15. Even with reference to the original allegation that the employee stopped reporting for work from 18.03.2018 onwards, it can be seen that in the cross-examination, M.W.1 has admitted that in the termination order, it was mentioned as if the employee was unauthorizedly absent from 18.05.2018. Thus, there is absolutely no clear and categorical case put forth by management to insist upon the procedure of passing a preliminary award and thereafter considering the evidence on merits. In any event, the entire case of the management remains unacceptable. Finally, the alternative plea is to award compensation, in lieu of reinstatement with back wages. The allegation is only of underperformance, and when the show cause notice was issued, and when the employee pointed a finger at other co-employees, this is not a case of a lack of confidence.

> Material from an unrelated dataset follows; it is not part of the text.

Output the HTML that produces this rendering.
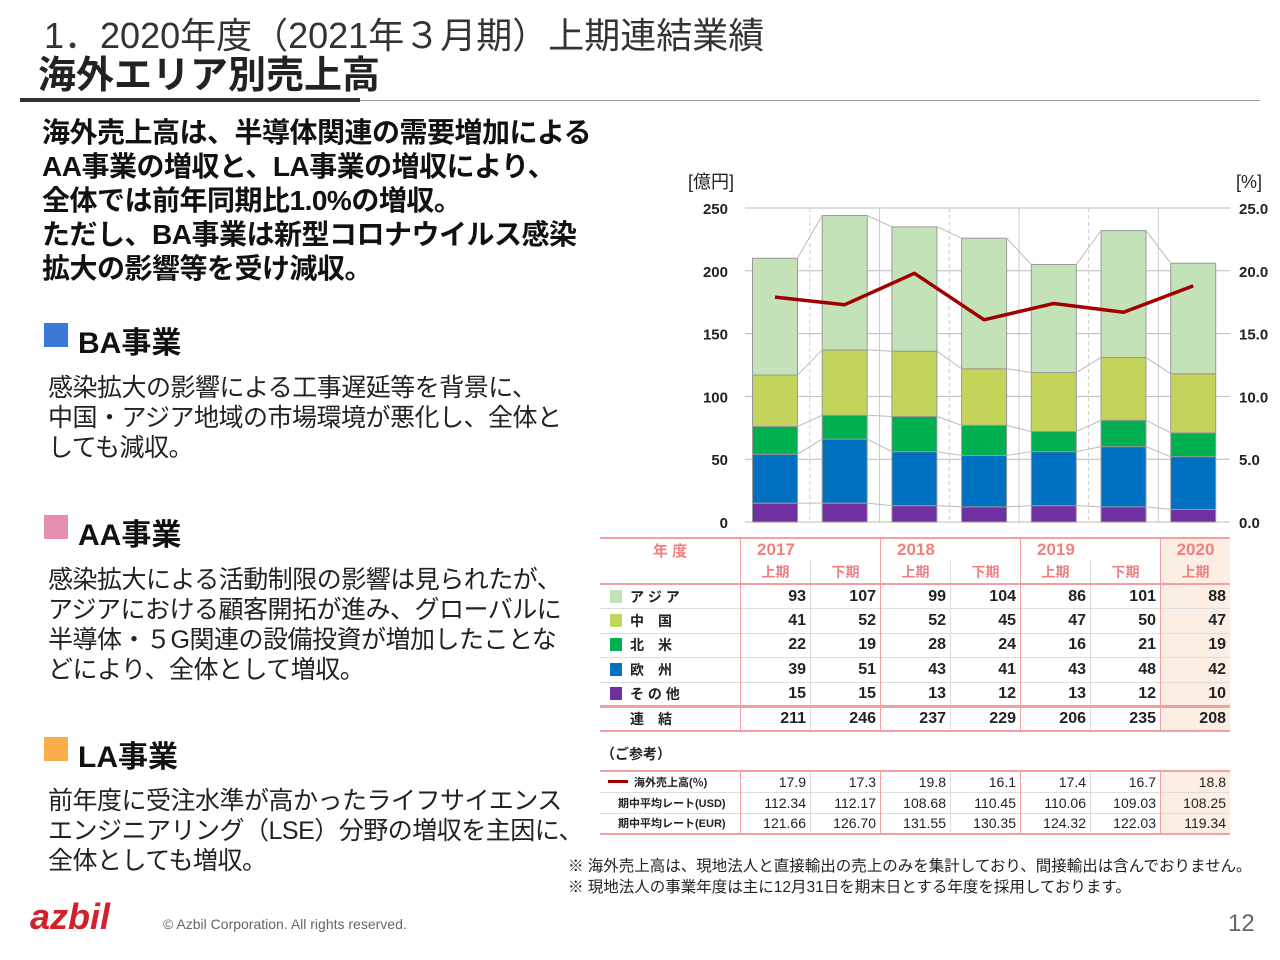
<!DOCTYPE html>
<html><head><meta charset="utf-8">
<style>
body{margin:0;width:1280px;height:960px;background:#fff;position:relative;overflow:hidden;font-family:"Liberation Sans","Noto Sans CJK JP",sans-serif;color:#111}
.a{position:absolute;white-space:nowrap}
.h{font-weight:bold;font-size:28px;line-height:34px;letter-spacing:-0.5px}
.p{font-size:25px;line-height:30px;color:#222;letter-spacing:-0.5px}
.sec{font-weight:bold;font-size:30px}
.sq{position:absolute;width:24px;height:24px}
table{border-collapse:collapse}
</style></head><body>
<div class="a" style="left:44px;top:7px;font-size:36px;color:#333">1．2020年度（2021年３月期）上期連結業績</div>
<div class="a" style="left:38px;top:44px;font-size:38px;font-weight:bold;color:#222">海外エリア別売上高</div>
<div class="a" style="left:20px;top:98px;width:340px;height:4px;background:#333"></div>
<div class="a" style="left:360px;top:100px;width:900px;height:1px;background:#999"></div>
<div class="a h" style="left:42px;top:116px">海外売上高は、半導体関連の需要増加による<br>AA事業の増収と、LA事業の増収により、<br>全体では前年同期比1.0%の増収。<br>ただし、BA事業は新型コロナウイルス感染<br>拡大の影響等を受け減収。</div>
<div class="sq" style="left:44px;top:323px;background:#3b78d8"></div>
<div class="a sec" style="left:78px;top:318px">BA事業</div>
<div class="a p" style="left:48px;top:373px">感染拡大の影響による工事遅延等を背景に、<br>中国・アジア地域の市場環境が悪化し、全体と<br>しても減収。</div>
<div class="sq" style="left:44px;top:515px;background:#e48fb0"></div>
<div class="a sec" style="left:78px;top:510px">AA事業</div>
<div class="a p" style="left:48px;top:565px">感染拡大による活動制限の影響は見られたが、<br>アジアにおける顧客開拓が進み、グローバルに<br>半導体・５G関連の設備投資が増加したことな<br>どにより、全体として増収。</div>
<div class="sq" style="left:44px;top:737px;background:#f8ae4c"></div>
<div class="a sec" style="left:78px;top:732px">LA事業</div>
<div class="a p" style="left:48px;top:786px">前年度に受注水準が高かったライフサイエンス<br>エンジニアリング（LSE）分野の増収を主因に、<br>全体としても増収。</div>
<div class="a" style="left:568px;top:856px;font-size:15.5px;line-height:21px;color:#222">※ 海外売上高は、現地法人と直接輸出の売上のみを集計しており、間接輸出は含んでおりません。<br>※ 現地法人の事業年度は主に12月31日を期末日とする年度を採用しております。</div>
<div class="a" style="left:30px;top:896px;font-size:36px;font-weight:bold;font-style:italic;color:#d4202b">azbil</div>
<div class="a" style="left:163px;top:916px;font-size:14px;color:#666">© Azbil Corporation. All rights reserved.</div>
<div class="a" style="left:1228px;top:910px;font-size:24px;color:#666">12</div>

<svg class="a" style="left:0;top:0" width="1280" height="960" id="ch"></svg>

<div class="a" style="left:600px;top:537px" id="tb"></div>

<script>
const periods=["2017上期","2017下期","2018上期","2018下期","2019上期","2019下期","2020上期"];
const years=["2017","2018","2019","2020"];
const halves=["上期","下期","上期","下期","上期","下期","上期"];
const asia=[93,107,99,104,86,101,88];
const china=[41,52,52,45,47,50,47];
const na=[22,19,28,24,16,21,19];
const eu=[39,51,43,41,43,48,42];
const other=[15,15,13,12,13,12,10];
const total=[211,246,237,229,206,235,208];
const ratio=[17.9,17.3,19.8,16.1,17.4,16.7,18.8];
const usd=["112.34","112.17","108.68","110.45","110.06","109.03","108.25"];
const eur=["121.66","126.70","131.55","130.35","124.32","122.03","119.34"];
const leftTicks=[0,50,100,150,200,250];
const rightTicks=["0.0","5.0","10.0","15.0","20.0","25.0"];

const NS="http://www.w3.org/2000/svg";
const svg=document.getElementById('ch');
const X0=745,X1=1230,Y0=522,Y1=208;
const y=v=>Y0-(v/250)*(Y0-Y1);
const yr=v=>Y0-(v/25)*(Y0-Y1);
const cx=i=>775+i*69.7;
const BW=45;
function el(t,a,txt){const e=document.createElementNS(NS,t);for(const k in a)e.setAttribute(k,a[k]);if(txt!==undefined)e.textContent=txt;svg.appendChild(e);return e;}
leftTicks.forEach((v,i)=>{
 const g=el('line',{x1:X0,x2:X1,y1:y(v),y2:y(v),stroke:'#bbb','stroke-width':1});
 
 
 const t=el('text',{x:728,y:y(v)+6,'text-anchor':'end','font-size':15,'font-weight':'bold',fill:'#222'},v);
 
 
 const r=el('text',{x:1239,y:y(v)+6,'font-size':15,'font-weight':'bold',fill:'#222'},rightTicks[i]);
 
 
});
for(let i=0;i<6;i++){
 const xx=(cx(i)+cx(i+1))/2;
 const d=el('line',{x1:xx,x2:xx,y1:Y1,y2:Y0,stroke:'#ccc','stroke-width':1,'stroke-dasharray':i%2==0?'4,3':''});
 
 
}
let t1=el('text',{x:688,y:188,'font-size':18,fill:'#222'},'[億円]');

let t2=el('text',{x:1236,y:188,'font-size':18,fill:'#222'},'[%]');

const series=[[other,'#7030a0','other'],[eu,'#0070c0','europe'],[na,'#00b050','north-america'],[china,'#c4d35a','china'],[asia,'#c3e2b8','asia']];
const cum=periods.map(()=>0);
const tops=series.map(()=>[]);
series.forEach(([arr,col,nm],s)=>{
 periods.forEach((p,i)=>{
  const b=cum[i],t=b+arr[i];
  const r=el('rect',{x:cx(i)-BW/2,y:y(t),width:BW,height:y(b)-y(t),fill:col,stroke:'#999','stroke-width':1});
  
  
  cum[i]=t;tops[s].push(t);
 });
});
tops.forEach(tp=>{for(let i=0;i<6;i++){
 const c=el('line',{x1:cx(i)+BW/2,x2:cx(i+1)-BW/2,y1:y(tp[i]),y2:y(tp[i+1]),stroke:'#bbb','stroke-width':1});
 
 
}});
const ln=el('polyline',{points:ratio.map((v,i)=>cx(i)+','+yr(v)).join(' '),fill:'none',stroke:'#a00000','stroke-width':3.5,'stroke-linejoin':'round'});



// table
const pk='#f4a0a0',pkT='#f08080';
const W0=138,CW=70;
let h='<table style="font-size:16px;font-weight:bold;color:#222">';
const cs=(i,extra)=>`style="width:${CW-9}px;padding:0 4px;text-align:right;border-left:1px solid ${i%2==0?pk:'#ddd'};${i==6?'background:#fdeee4;':''}${extra||''}"`;
h+=`<tr style="height:21px"><td rowspan="2" style="width:${W0}px;color:${pkT};text-align:center;vertical-align:top;border-top:2px solid ${pk};border-bottom:2px solid ${pk};font-size:15px">年 度</td>`;
years.forEach((yv,k)=>{h+=`<td colspan="${k<3?2:1}" style="color:${pkT};font-size:17px;padding-left:16px;border-top:2px solid ${pk};border-left:1px solid ${pk};${k==3?'background:#fdeee4;text-align:center;padding:0':''}">${yv}</td>`});
h+='</tr><tr style="height:18px">';
halves.forEach((hv,i)=>{h+=`<td style="color:${pkT};font-size:14px;text-align:center;border-bottom:2px solid ${pk};border-left:1px solid ${i%2==0?pk:'#ddd'};${i==6?'background:#fdeee4;':''}">${hv}</td>`});
h+='</tr>';
const rows=[['ア ジ ア','#c3e2b8',asia],['中　国','#c4d35a',china],['北　米','#00b050',na],['欧　州','#0070c0',eu],['そ の 他','#7030a0',other]];
rows.forEach(([lab,col,arr],r)=>{
 h+=`<tr style="height:24.5px;border-bottom:${r==4?'3px solid '+pk:'1px solid #ddd'}"><td style="font-size:14px;padding-left:10px"><span style="display:inline-block;width:12px;height:13px;background:${col};margin-right:8px;vertical-align:-1px"></span>${lab}</td>`;
 arr.forEach((v,i)=>{h+=`<td ${cs(i)}>${v}</td>`});h+='</tr>';
});
h+=`<tr style="height:21px;border-bottom:2px solid ${pk}"><td style="font-size:14px;padding-left:30px">連　結</td>`;
total.forEach((v,i)=>{h+=`<td ${cs(i)}>${v}</td>`});h+='</tr>';
h+=`<tr style="height:40px"><td colspan="8" style="font-size:14px;vertical-align:bottom;padding-bottom:6px">（ご参考）</td></tr>`;
const ref=[['<span style="display:inline-block;width:20px;height:3px;background:#a00000;vertical-align:3px;margin-right:6px"></span>海外売上高(％)',ratio.map(v=>v.toFixed(1))],['期中平均レート(USD)',usd],['期中平均レート(EUR)',eur]];
ref.forEach(([lab,arr],r)=>{
 h+=`<tr style="height:21px;${r==0?'border-top:2px solid '+pk+';':''}border-bottom:${r==2?'2px solid '+pk:'1px solid #ddd'}"><td style="font-size:11px;padding-left:${r==0?8:18}px">${lab}</td>`;
 arr.forEach((v,i)=>{h+=`<td ${cs(i,'font-size:14px;font-weight:normal;')}>${v}</td>`});h+='</tr>';
});
h+='</table>';
document.getElementById('tb').innerHTML=h;
</script>
</body></html>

16. Further, it can be seen that the employee has put in 18 years of service. After such long years of service, the least expected from the management is to at least summon the employee before a responsible superior official, serve the termination order, and send him out. Those in management positions must adopt an empathetic approach, putting themselves in the shoes of these employees. Merely because these companies have a Smart Card Access System for entry into the office, the said security system cannot be used as a means of terminating services. Such abrupt turnaways at the gate directly violate the basic dignity of labour. It breaches the right to fair working conditions and protections against employment guaranteed under Article 23(1) of the Universal Declaration of Human Rights that forms part of Human Rights as defined under Section 2(d) of the Protection of Human Rights Act, 1993. In such cases, this Court cannot exercise the extraordinary and equitable jurisdiction under Article 226 of the Constitution of India to grant any relief to the Management.
17. For all the above reasons, the award passed by the 1st respondent dated 03.10.2024 in T.N.S.E II/7/2018 does not warrant any interference. Accordingly, this Writ Petition is dismissed. There shall be no order as to costs.